● Task directions
Retype, please, the listing from its opening line through the line that contains "c_GVL = [0.00, 0.00, 0.00, 0.00, 0.00, 0.00, 0.00]", both included, without the pictures.

==================================================

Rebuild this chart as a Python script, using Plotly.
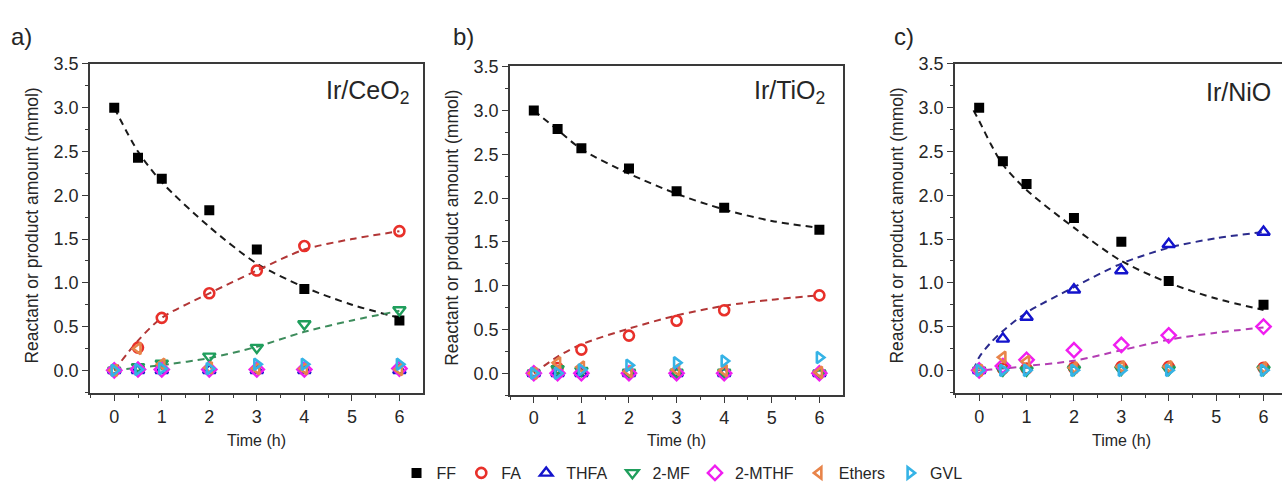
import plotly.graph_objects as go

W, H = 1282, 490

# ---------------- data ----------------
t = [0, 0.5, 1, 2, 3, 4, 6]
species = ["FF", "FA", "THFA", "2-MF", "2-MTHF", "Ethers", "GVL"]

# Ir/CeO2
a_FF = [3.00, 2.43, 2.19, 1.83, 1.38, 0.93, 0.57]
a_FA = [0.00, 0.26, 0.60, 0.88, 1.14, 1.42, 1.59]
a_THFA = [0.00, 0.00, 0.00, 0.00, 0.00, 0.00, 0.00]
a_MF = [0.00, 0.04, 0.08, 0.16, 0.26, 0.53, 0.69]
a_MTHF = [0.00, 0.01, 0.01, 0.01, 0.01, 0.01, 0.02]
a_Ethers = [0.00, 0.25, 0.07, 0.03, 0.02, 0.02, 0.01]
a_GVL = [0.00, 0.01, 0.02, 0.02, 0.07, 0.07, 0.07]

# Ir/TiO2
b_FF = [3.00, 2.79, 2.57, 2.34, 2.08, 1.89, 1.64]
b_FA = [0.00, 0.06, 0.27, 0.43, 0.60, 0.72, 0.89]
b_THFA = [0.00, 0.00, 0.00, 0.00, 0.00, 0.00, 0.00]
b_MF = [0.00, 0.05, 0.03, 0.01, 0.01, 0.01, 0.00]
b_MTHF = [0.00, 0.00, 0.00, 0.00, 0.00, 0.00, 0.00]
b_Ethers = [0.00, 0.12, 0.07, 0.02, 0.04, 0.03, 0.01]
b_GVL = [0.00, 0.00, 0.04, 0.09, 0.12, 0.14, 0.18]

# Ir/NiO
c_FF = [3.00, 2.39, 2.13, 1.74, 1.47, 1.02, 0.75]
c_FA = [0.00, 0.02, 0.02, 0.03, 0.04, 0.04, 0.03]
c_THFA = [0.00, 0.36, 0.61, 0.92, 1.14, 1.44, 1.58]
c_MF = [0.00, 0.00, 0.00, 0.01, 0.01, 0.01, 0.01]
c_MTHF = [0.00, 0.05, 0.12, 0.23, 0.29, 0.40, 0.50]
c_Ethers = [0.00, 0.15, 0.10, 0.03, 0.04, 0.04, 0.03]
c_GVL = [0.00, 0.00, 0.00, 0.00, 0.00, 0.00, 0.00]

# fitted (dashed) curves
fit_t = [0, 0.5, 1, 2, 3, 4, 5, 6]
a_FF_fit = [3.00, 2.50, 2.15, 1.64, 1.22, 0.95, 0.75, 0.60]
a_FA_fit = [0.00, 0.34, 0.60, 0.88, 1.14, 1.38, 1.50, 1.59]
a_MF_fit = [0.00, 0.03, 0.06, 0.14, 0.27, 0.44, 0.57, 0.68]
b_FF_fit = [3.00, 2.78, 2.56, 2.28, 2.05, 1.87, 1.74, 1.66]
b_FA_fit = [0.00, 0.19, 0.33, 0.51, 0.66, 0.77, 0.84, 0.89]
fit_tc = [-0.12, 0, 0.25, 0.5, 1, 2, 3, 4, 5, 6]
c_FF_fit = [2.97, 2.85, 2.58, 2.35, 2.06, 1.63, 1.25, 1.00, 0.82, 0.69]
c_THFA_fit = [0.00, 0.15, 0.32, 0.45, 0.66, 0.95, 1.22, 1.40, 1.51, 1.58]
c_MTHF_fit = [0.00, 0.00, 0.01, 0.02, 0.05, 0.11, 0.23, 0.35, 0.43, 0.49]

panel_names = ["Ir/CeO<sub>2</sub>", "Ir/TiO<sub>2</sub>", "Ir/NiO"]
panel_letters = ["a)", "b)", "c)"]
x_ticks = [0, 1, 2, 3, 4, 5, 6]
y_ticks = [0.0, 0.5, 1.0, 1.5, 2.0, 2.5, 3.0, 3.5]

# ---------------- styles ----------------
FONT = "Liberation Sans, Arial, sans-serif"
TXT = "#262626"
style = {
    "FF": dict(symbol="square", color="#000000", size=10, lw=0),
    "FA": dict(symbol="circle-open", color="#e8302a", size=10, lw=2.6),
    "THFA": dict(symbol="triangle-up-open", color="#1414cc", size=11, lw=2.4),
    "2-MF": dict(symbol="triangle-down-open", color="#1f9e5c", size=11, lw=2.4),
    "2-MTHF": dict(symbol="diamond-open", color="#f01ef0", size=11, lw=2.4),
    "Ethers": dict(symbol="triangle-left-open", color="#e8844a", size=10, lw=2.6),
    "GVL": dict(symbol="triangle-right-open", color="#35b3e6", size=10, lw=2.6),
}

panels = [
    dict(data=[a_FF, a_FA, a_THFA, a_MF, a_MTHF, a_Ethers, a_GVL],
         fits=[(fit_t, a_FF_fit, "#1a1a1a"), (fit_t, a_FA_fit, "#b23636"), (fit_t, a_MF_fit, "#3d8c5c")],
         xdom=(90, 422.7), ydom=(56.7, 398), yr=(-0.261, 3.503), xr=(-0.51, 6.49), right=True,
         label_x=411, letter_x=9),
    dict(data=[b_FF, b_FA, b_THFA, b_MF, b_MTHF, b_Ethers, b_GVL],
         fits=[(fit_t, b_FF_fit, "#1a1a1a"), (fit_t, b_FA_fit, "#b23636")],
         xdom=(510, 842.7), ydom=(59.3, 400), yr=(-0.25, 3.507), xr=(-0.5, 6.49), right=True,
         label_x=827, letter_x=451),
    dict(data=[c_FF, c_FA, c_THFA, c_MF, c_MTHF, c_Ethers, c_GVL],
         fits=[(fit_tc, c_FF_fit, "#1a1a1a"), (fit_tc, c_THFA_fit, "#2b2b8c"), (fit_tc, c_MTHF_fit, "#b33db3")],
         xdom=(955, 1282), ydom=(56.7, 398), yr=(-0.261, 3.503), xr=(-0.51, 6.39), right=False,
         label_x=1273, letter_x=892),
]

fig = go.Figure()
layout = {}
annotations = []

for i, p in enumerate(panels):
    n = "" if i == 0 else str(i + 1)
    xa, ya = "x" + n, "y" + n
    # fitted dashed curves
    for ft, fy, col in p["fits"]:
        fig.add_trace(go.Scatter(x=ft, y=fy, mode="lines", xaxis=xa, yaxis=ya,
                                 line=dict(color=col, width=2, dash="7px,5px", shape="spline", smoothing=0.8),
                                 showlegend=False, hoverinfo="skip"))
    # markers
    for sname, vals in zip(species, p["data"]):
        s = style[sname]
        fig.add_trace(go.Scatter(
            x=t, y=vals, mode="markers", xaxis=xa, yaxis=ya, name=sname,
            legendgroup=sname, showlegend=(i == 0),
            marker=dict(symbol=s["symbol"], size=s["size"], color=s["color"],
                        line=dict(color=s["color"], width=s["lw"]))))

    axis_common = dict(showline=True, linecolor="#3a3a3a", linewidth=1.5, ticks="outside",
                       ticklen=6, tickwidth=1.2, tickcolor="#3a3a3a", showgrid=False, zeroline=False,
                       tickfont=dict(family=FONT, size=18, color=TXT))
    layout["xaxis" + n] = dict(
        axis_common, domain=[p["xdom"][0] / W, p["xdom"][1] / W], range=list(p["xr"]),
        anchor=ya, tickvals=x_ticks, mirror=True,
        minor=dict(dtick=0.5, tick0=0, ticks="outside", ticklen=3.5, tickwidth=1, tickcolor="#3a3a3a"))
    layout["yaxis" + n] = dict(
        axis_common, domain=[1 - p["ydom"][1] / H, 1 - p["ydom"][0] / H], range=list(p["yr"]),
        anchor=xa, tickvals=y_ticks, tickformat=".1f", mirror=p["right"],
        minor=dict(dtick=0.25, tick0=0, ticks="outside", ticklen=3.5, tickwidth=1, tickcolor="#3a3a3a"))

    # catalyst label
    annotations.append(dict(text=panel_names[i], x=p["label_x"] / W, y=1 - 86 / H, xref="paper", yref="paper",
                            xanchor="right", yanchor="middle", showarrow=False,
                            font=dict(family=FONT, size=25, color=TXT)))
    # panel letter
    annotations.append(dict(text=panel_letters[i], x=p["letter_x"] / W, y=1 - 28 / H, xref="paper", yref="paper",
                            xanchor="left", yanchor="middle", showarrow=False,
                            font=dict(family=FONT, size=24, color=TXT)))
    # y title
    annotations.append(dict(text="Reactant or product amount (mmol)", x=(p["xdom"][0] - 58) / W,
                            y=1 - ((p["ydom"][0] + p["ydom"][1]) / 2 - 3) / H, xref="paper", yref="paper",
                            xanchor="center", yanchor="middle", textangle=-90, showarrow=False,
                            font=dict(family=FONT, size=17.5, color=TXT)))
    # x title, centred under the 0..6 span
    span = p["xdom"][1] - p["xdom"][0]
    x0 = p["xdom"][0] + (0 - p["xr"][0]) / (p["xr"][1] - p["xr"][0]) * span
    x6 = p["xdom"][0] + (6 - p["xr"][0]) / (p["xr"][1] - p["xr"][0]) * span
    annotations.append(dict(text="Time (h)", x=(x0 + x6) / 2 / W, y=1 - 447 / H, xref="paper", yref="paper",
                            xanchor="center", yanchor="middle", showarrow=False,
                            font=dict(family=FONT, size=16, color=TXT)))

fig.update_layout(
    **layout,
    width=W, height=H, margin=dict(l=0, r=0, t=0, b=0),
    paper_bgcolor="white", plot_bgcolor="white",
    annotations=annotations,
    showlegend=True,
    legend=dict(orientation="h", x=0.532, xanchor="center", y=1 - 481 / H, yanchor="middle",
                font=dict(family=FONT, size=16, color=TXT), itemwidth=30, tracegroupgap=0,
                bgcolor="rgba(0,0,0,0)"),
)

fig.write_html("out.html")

==================================================

● Output below
Rebuild this chart as a Python script, using Plotly.
import plotly.graph_objects as go

W, H = 1282, 490

# ---------------- data ----------------
t = [0, 0.5, 1, 2, 3, 4, 6]
species = ["FF", "FA", "THFA", "2-MF", "2-MTHF", "Ethers", "GVL"]

# Ir/CeO2
a_FF = [3.00, 2.43, 2.19, 1.83, 1.38, 0.93, 0.57]
a_FA = [0.00, 0.26, 0.60, 0.88, 1.14, 1.42, 1.59]
a_THFA = [0.00, 0.00, 0.00, 0.00, 0.00, 0.00, 0.00]
a_MF = [0.00, 0.04, 0.08, 0.16, 0.26, 0.53, 0.69]
a_MTHF = [0.00, 0.01, 0.01, 0.01, 0.01, 0.01, 0.02]
a_Ethers = [0.00, 0.25, 0.07, 0.03, 0.02, 0.02, 0.01]
a_GVL = [0.00, 0.01, 0.02, 0.02, 0.07, 0.07, 0.07]

# Ir/TiO2
b_FF = [3.00, 2.79, 2.57, 2.34, 2.08, 1.89, 1.64]
b_FA = [0.00, 0.06, 0.27, 0.43, 0.60, 0.72, 0.89]
b_THFA = [0.00, 0.00, 0.00, 0.00, 0.00, 0.00, 0.00]
b_MF = [0.00, 0.05, 0.03, 0.01, 0.01, 0.01, 0.00]
b_MTHF = [0.00, 0.00, 0.00, 0.00, 0.00, 0.00, 0.00]
b_Ethers = [0.00, 0.12, 0.07, 0.02, 0.04, 0.03, 0.01]
b_GVL = [0.00, 0.00, 0.04, 0.09, 0.12, 0.14, 0.18]

# Ir/NiO
c_FF = [3.00, 2.39, 2.13, 1.74, 1.47, 1.02, 0.75]
c_FA = [0.00, 0.02, 0.02, 0.03, 0.04, 0.04, 0.03]
c_THFA = [0.00, 0.36, 0.61, 0.92, 1.14, 1.44, 1.58]
c_MF = [0.00, 0.00, 0.00, 0.01, 0.01, 0.01, 0.01]
c_MTHF = [0.00, 0.05, 0.12, 0.23, 0.29, 0.40, 0.50]
c_Ethers = [0.00, 0.15, 0.10, 0.03, 0.04, 0.04, 0.03]
c_GVL = [0.00, 0.00, 0.00, 0.00, 0.00, 0.00, 0.00]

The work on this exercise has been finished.